■ **Recorded information**
+-------+
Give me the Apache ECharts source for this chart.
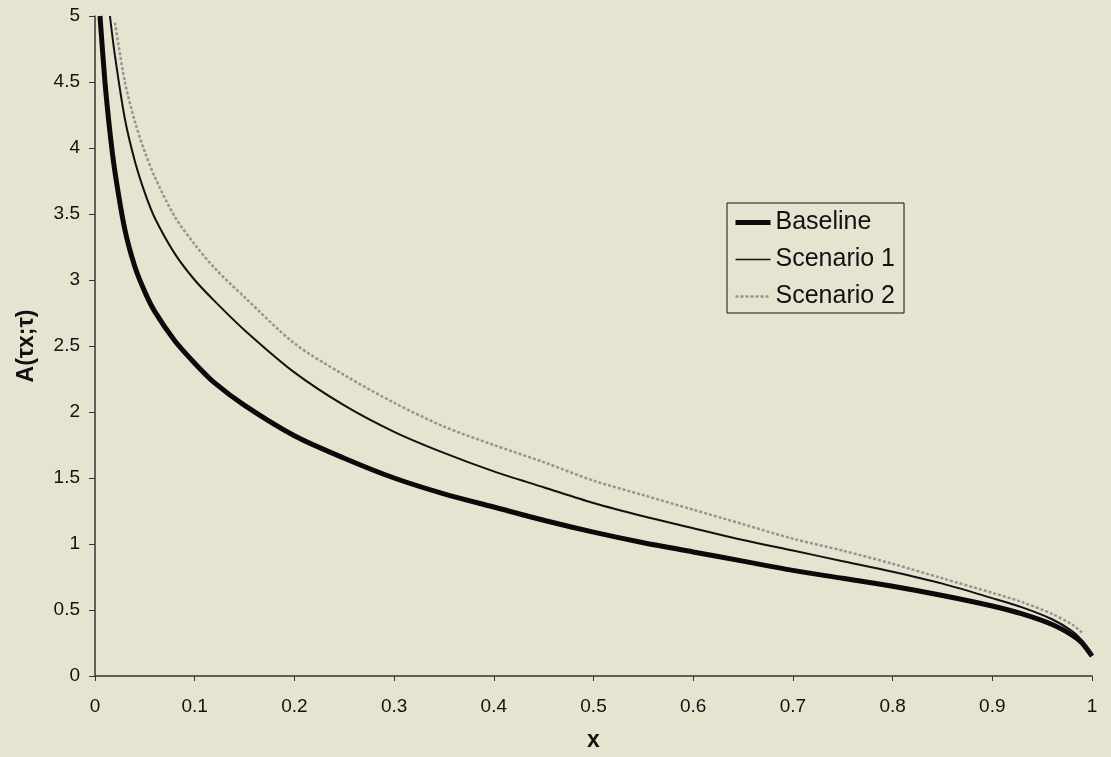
<!DOCTYPE html>
<html>
<head>
<meta charset="utf-8">
<script src="https://cdn.jsdelivr.net/npm/echarts@6/dist/echarts.min.js"></script>
<style>
  html, body { margin: 0; padding: 0; background: #e6e4d0; }
  #chart { width: 1111px; height: 757px; }
</style>
</head>
<body>
<div id="chart"></div>
<script>
// x grid shared by all three curves
const xs = [0.005, 0.01, 0.015, 0.02, 0.03, 0.04, 0.05, 0.06, 0.08, 0.1, 0.12, 0.15, 0.2, 0.25, 0.3, 0.35, 0.4, 0.45, 0.5, 0.55, 0.6, 0.65, 0.7, 0.75, 0.8, 0.85, 0.9, 0.93, 0.96, 0.98, 0.99, 1.0]

const baseline = [5.0, 4.5, 4.12, 3.82, 3.38, 3.1, 2.91, 2.76, 2.54, 2.37, 2.22, 2.05, 1.82, 1.65, 1.5, 1.38, 1.28, 1.18, 1.09, 1.01, 0.94, 0.87, 0.8, 0.74, 0.68, 0.61, 0.53, 0.47, 0.39, 0.31, 0.25, 0.15]
const scenario1 = [null, null, 5.0, 4.7, 4.22, 3.9, 3.66, 3.47, 3.2, 3.0, 2.84, 2.62, 2.3, 2.05, 1.85, 1.69, 1.55, 1.43, 1.31, 1.21, 1.12, 1.03, 0.95, 0.87, 0.79, 0.7, 0.59, 0.52, 0.43, 0.34, 0.27, 0.17]
const scenario2 = [null, null, null, 4.95, 4.5, 4.2, 3.97, 3.78, 3.48, 3.27, 3.09, 2.87, 2.52, 2.28, 2.07, 1.89, 1.75, 1.62, 1.48, 1.37, 1.26, 1.15, 1.04, 0.95, 0.85, 0.74, 0.63, 0.56, 0.47, 0.39, 0.33, null]

const seriesNames = ['Baseline', 'Scenario 1', 'Scenario 2']

function pairs(ys) {
  const out = []
  xs.forEach((x, i) => { if (ys[i] != null) out.push([x, ys[i]]) })
  return out
}

const chart = echarts.init(document.getElementById('chart'))
const font = 'Liberation Sans, Arial, sans-serif'
const grey = '#959590'

chart.setOption({
  backgroundColor: '#e6e4d0',
  animation: false,
  textStyle: { fontFamily: font },
  grid: { left: 95, right: 19, top: 16, bottom: 81 },
  legend: {
    orient: 'vertical',
    left: 727,
    top: 203,
    padding: [7, 9, 4, 6],
    itemGap: 12,
    itemWidth: 35,
    itemHeight: 8,
    borderColor: '#111',
    borderWidth: 1,
    itemStyle: { color: 'rgba(0,0,0,0)', borderWidth: 0 },
    textStyle: { fontSize: 25, color: '#111', fontFamily: font },
    data: [
      { name: seriesNames[0], lineStyle: { width: 5, color: '#0a0a0a' } },
      { name: seriesNames[1], lineStyle: { width: 1.5, color: '#111' } },
      { name: seriesNames[2], lineStyle: { width: 2.5, color: grey, type: [3, 2] } }
    ]
  },
  xAxis: {
    type: 'value',
    min: 0,
    max: 1,
    interval: 0.1,
    name: 'x',
    nameLocation: 'middle',
    nameGap: 53,
    nameTextStyle: { fontSize: 23, fontWeight: 'bold', color: '#111' },
    axisLine: { lineStyle: { color: '#333', width: 1.5 } },
    axisTick: { show: true, length: 5, lineStyle: { color: '#333' } },
    axisLabel: { fontSize: 19, color: '#111', margin: 21 },
    splitLine: { show: false }
  },
  yAxis: {
    type: 'value',
    min: 0,
    max: 5,
    interval: 0.5,
    name: 'A(τx;τ)',
    nameLocation: 'middle',
    nameGap: 57,
    nameTextStyle: { fontSize: 23, fontWeight: 'bold', color: '#111' },
    axisLine: { show: true, lineStyle: { color: '#333', width: 1.5 } },
    axisTick: { show: true, length: 6, lineStyle: { color: '#333' } },
    axisLabel: { fontSize: 19, color: '#111', margin: 15 },
    splitLine: { show: false }
  },
  series: [
    {
      name: 'Baseline',
      type: 'line',
      smooth: 0.3,
      symbol: 'none',
      lineStyle: { color: '#0a0a0a', width: 5 },
      itemStyle: { color: '#0a0a0a' },
      data: pairs(baseline)
    },
    {
      name: 'Scenario 1',
      type: 'line',
      smooth: 0.3,
      symbol: 'none',
      lineStyle: { color: '#111', width: 2 },
      itemStyle: { color: '#111' },
      data: pairs(scenario1)
    },
    {
      name: 'Scenario 2',
      type: 'line',
      smooth: 0.3,
      symbol: 'none',
      lineStyle: { color: grey, width: 2.5, type: [3, 2] },
      itemStyle: { color: grey },
      data: pairs(scenario2)
    }
  ]
})
</script>
</body>
</html>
+-------+
■ **What you have to do**
Print the whole listing above once more, word for word, without its pictures.

■ **Response**
Give me the Apache ECharts source for this chart.
<!DOCTYPE html>
<html>
<head>
<meta charset="utf-8">
<script src="https://cdn.jsdelivr.net/npm/echarts@6/dist/echarts.min.js"></script>
<style>
  html, body { margin: 0; padding: 0; background: #e6e4d0; }
  #chart { width: 1111px; height: 757px; }
</style>
</head>
<body>
<div id="chart"></div>
<script>
// x grid shared by all three curves
const xs = [0.005, 0.01, 0.015, 0.02, 0.03, 0.04, 0.05, 0.06, 0.08, 0.1, 0.12, 0.15, 0.2, 0.25, 0.3, 0.35, 0.4, 0.45, 0.5, 0.55, 0.6, 0.65, 0.7, 0.75, 0.8, 0.85, 0.9, 0.93, 0.96, 0.98, 0.99, 1.0]

const baseline = [5.0, 4.5, 4.12, 3.82, 3.38, 3.1, 2.91, 2.76, 2.54, 2.37, 2.22, 2.05, 1.82, 1.65, 1.5, 1.38, 1.28, 1.18, 1.09, 1.01, 0.94, 0.87, 0.8, 0.74, 0.68, 0.61, 0.53, 0.47, 0.39, 0.31, 0.25, 0.15]
const scenario1 = [null, null, 5.0, 4.7, 4.22, 3.9, 3.66, 3.47, 3.2, 3.0, 2.84, 2.62, 2.3, 2.05, 1.85, 1.69, 1.55, 1.43, 1.31, 1.21, 1.12, 1.03, 0.95, 0.87, 0.79, 0.7, 0.59, 0.52, 0.43, 0.34, 0.27, 0.17]
const scenario2 = [null, null, null, 4.95, 4.5, 4.2, 3.97, 3.78, 3.48, 3.27, 3.09, 2.87, 2.52, 2.28, 2.07, 1.89, 1.75, 1.62, 1.48, 1.37, 1.26, 1.15, 1.04, 0.95, 0.85, 0.74, 0.63, 0.56, 0.47, 0.39, 0.33, null]

const seriesNames = ['Baseline', 'Scenario 1', 'Scenario 2']

function pairs(ys) {
  const out = []
  xs.forEach((x, i) => { if (ys[i] != null) out.push([x, ys[i]]) })
  return out
}

const chart = echarts.init(document.getElementById('chart'))
const font = 'Liberation Sans, Arial, sans-serif'
const grey = '#959590'

chart.setOption({
  backgroundColor: '#e6e4d0',
  animation: false,
  textStyle: { fontFamily: font },
  grid: { left: 95, right: 19, top: 16, bottom: 81 },
  legend: {
    orient: 'vertical',
    left: 727,
    top: 203,
    padding: [7, 9, 4, 6],
    itemGap: 12,
    itemWidth: 35,
    itemHeight: 8,
    borderColor: '#111',
    borderWidth: 1,
    itemStyle: { color: 'rgba(0,0,0,0)', borderWidth: 0 },
    textStyle: { fontSize: 25, color: '#111', fontFamily: font },
    data: [
      { name: seriesNames[0], lineStyle: { width: 5, color: '#0a0a0a' } },
      { name: seriesNames[1], lineStyle: { width: 1.5, color: '#111' } },
      { name: seriesNames[2], lineStyle: { width: 2.5, color: grey, type: [3, 2] } }
    ]
  },
  xAxis: {
    type: 'value',
    min: 0,
    max: 1,
    interval: 0.1,
    name: 'x',
    nameLocation: 'middle',
    nameGap: 53,
    nameTextStyle: { fontSize: 23, fontWeight: 'bold', color: '#111' },
    axisLine: { lineStyle: { color: '#333', width: 1.5 } },
    axisTick: { show: true, length: 5, lineStyle: { color: '#333' } },
    axisLabel: { fontSize: 19, color: '#111', margin: 21 },
    splitLine: { show: false }
  },
  yAxis: {
    type: 'value',
    min: 0,
    max: 5,
    interval: 0.5,
    name: 'A(τx;τ)',
    nameLocation: 'middle',
    nameGap: 57,
    nameTextStyle: { fontSize: 23, fontWeight: 'bold', color: '#111' },
    axisLine: { show: true, lineStyle: { color: '#333', width: 1.5 } },
    axisTick: { show: true, length: 6, lineStyle: { color: '#333' } },
    axisLabel: { fontSize: 19, color: '#111', margin: 15 },
    splitLine: { show: false }
  },
  series: [
    {
      name: 'Baseline',
      type: 'line',
      smooth: 0.3,
      symbol: 'none',
      lineStyle: { color: '#0a0a0a', width: 5 },
      itemStyle: { color: '#0a0a0a' },
      data: pairs(baseline)
    },
    {
      name: 'Scenario 1',
      type: 'line',
      smooth: 0.3,
      symbol: 'none',
      lineStyle: { color: '#111', width: 2 },
      itemStyle: { color: '#111' },
      data: pairs(scenario1)
    },
    {
      name: 'Scenario 2',
      type: 'line',
      smooth: 0.3,
      symbol: 'none',
      lineStyle: { color: grey, width: 2.5, type: [3, 2] },
      itemStyle: { color: grey },
      data: pairs(scenario2)
    }
  ]
})
</script>
</body>
</html>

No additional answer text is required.